ATRII was born from the need, shared by many of my friends and colleagues, to create a design work space where the artist is free to rethink, restructure, and constantly revise her/his work over time, especially when s/he “lives” in an archive, a place where everything is mistakenly thought to be at a standstill. The project explores the space of the atrium as a cue for reflection for a possible relationship with the inhabitants, with the functionality of the architecture itself, with the audience, with the materials of the place. It takes place by means of research laboratories, workshops, residences and after four years it has become a method of confrontation, of work, of sharing. We sometimes define it as a possible utopia and are working on this idea: if every building housed an artist, our cities would offer a lot – not only in cultural, but also in economic terms. An alternative, not a competing model to the classic galleries and museums. This is why it was born as a brand and then became a cultural association.

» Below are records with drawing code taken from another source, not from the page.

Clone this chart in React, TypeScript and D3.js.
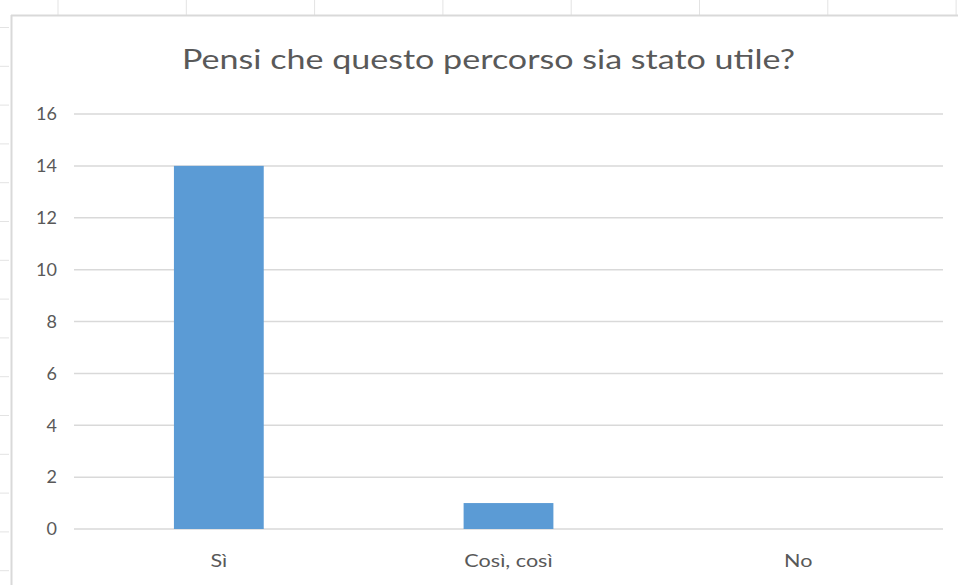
import React from "react";
import * as d3 from "d3";

const categories = ["Sì", "Così, così", "No"];
const values = [14, 1, 0];
const yTicks = [0, 2, 4, 6, 8, 10, 12, 14, 16];
const title = "Pensi che questo percorso sia stato utile?";

const W = 958;
const H = 585;
const FONT = "Lato, 'Open Sans', sans-serif";
const TEXT = "#595959";

export default function App() {
  const plot = { left: 74, right: 943, top: 114, bottom: 529 };
  const x = d3
    .scaleBand<string>()
    .domain(categories)
    .range([plot.left, plot.right])
    .paddingInner(0.69)
    .paddingOuter(0.345);
  const y = d3.scaleLinear().domain([0, 16]).range([plot.bottom, plot.top]);

  const colTicks = d3.range(8).map((i) => 58 + i * 128.3);
  const rowTicks = d3.range(15).map((i) => 27.5 + i * 38.8);

  return (
    <svg
      width={W}
      height={H}
      style={{ position: "absolute", left: 0, top: 0, background: "#fff" }}
      fontFamily={FONT}
    >
      {/* spreadsheet background ticks */}
      {colTicks.map((cx, i) => (
        <line key={"c" + i} x1={cx} x2={cx} y1={0} y2={15} stroke="#e3e3e3" strokeWidth={1} />
      ))}
      {rowTicks.map((ry, i) => (
        <line key={"r" + i} x1={0} x2={9} y1={ry} y2={ry} stroke="#e3e3e3" strokeWidth={1} />
      ))}
      {/* chart border */}
      <line x1={11} x2={W} y1={15.5} y2={15.5} stroke="#d9d9d9" strokeWidth={2} />
      <line x1={11.5} x2={11.5} y1={15} y2={H} stroke="#d9d9d9" strokeWidth={2} />

      <text
        x={488.5}
        y={69}
        textAnchor="middle"
        fontSize={27}
        fill={TEXT}
        textLength={613}
        lengthAdjust="spacingAndGlyphs"
      >
        {title}
      </text>

      {yTicks.map((t) => (
        <g key={t}>
          <line
            x1={plot.left}
            x2={plot.right}
            y1={y(t)}
            y2={y(t)}
            stroke="#d9d9d9"
            strokeWidth={1.5}
          />
          <text x={57} y={y(t)} dy="0.35em" textAnchor="end" fontSize={18} fill={TEXT}>
            {t}
          </text>
        </g>
      ))}

      {categories.map((c, i) => (
        <rect
          key={c}
          x={x(c)}
          y={y(values[i])}
          width={x.bandwidth()}
          height={y(0) - y(values[i])}
          fill="#5b9bd5"
        />
      ))}

      {categories.map((c) => (
        <text
          key={"l" + c}
          transform={`translate(${(x(c) ?? 0) + x.bandwidth() / 2},567) scale(1.2,1)`}
          textAnchor="middle"
          fontSize={18}
          fill={TEXT}
        >
          {c}
        </text>
      ))}
    </svg>
  );
}
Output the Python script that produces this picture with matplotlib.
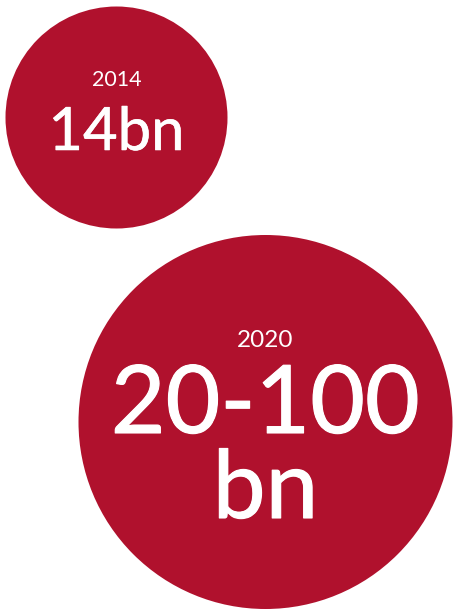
import matplotlib
matplotlib.use("Agg")
import matplotlib.pyplot as plt
import matplotlib.patheffects as pe
from matplotlib.patches import Circle

# data
years = ["2014", "2020"]
labels = [["14bn"], ["20-100", "bn"]]
radii = [111, 187]

# layout (pixels, y down)
centers = [(116.5, 117.5), (265.5, 422)]
year_baselines = [85.5, 347]
label_baselines = [[150], [433, 518]]
year_sizes = [15.5, 17.5]
label_sizes = [[43], [68, 68]]
label_strokes = [[0.4], [0.8, 0.8]]
red = "#B0112D"

fig = plt.figure(figsize=(4.54, 6.10), dpi=100)
ax = fig.add_axes([0, 0, 1, 1])
ax.set_xlim(0, 454)
ax.set_ylim(610, 0)
ax.set_aspect("equal")
ax.axis("off")

for i in range(len(years)):
    cx, cy = centers[i]
    ax.add_patch(Circle((cx, cy), radii[i], color=red, lw=0))
    ax.text(cx, year_baselines[i], years[i], color="white", family="Lato",
            fontsize=year_sizes[i], ha="center", va="baseline")
    for lab, yb, fs, sw in zip(labels[i], label_baselines[i], label_sizes[i], label_strokes[i]):
        ax.text(cx, yb, lab, color="white", family="Lato",
                fontsize=fs, ha="center", va="baseline",
                path_effects=[pe.withStroke(linewidth=sw, foreground="white")])

fig.savefig("out.png", dpi=100)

ATRII has created an opportunity to interact with the Cittadella degli Archivi di Milano (the Citadel of the Archives of Milan). What did this add to your experience?

The Open Archive of ATRII, preserved in the Civic Archive of Milan, is a container in which some artists are invited to deposit a project that could be realized in the future. I wanted our ideas, like my idea of a “living” archive which started it all, not to be lost over time and to live in contact with the historical and contemporary projects of the buildings of my hometown. I wanted to deposit a work that spoke to the community, making my own out of it would have made little sense, even though in the end it is an extension of my own practice. It allows me a different approach to art and projects in the cultural field. It allows you to see from the inside how much work can be done when you find the right interlocutor; you also understand the complexity of the bureaucratic structure, especially in Italy, and that it is not always suitable for cultural projects. It requires patience, professionalism, simplicity.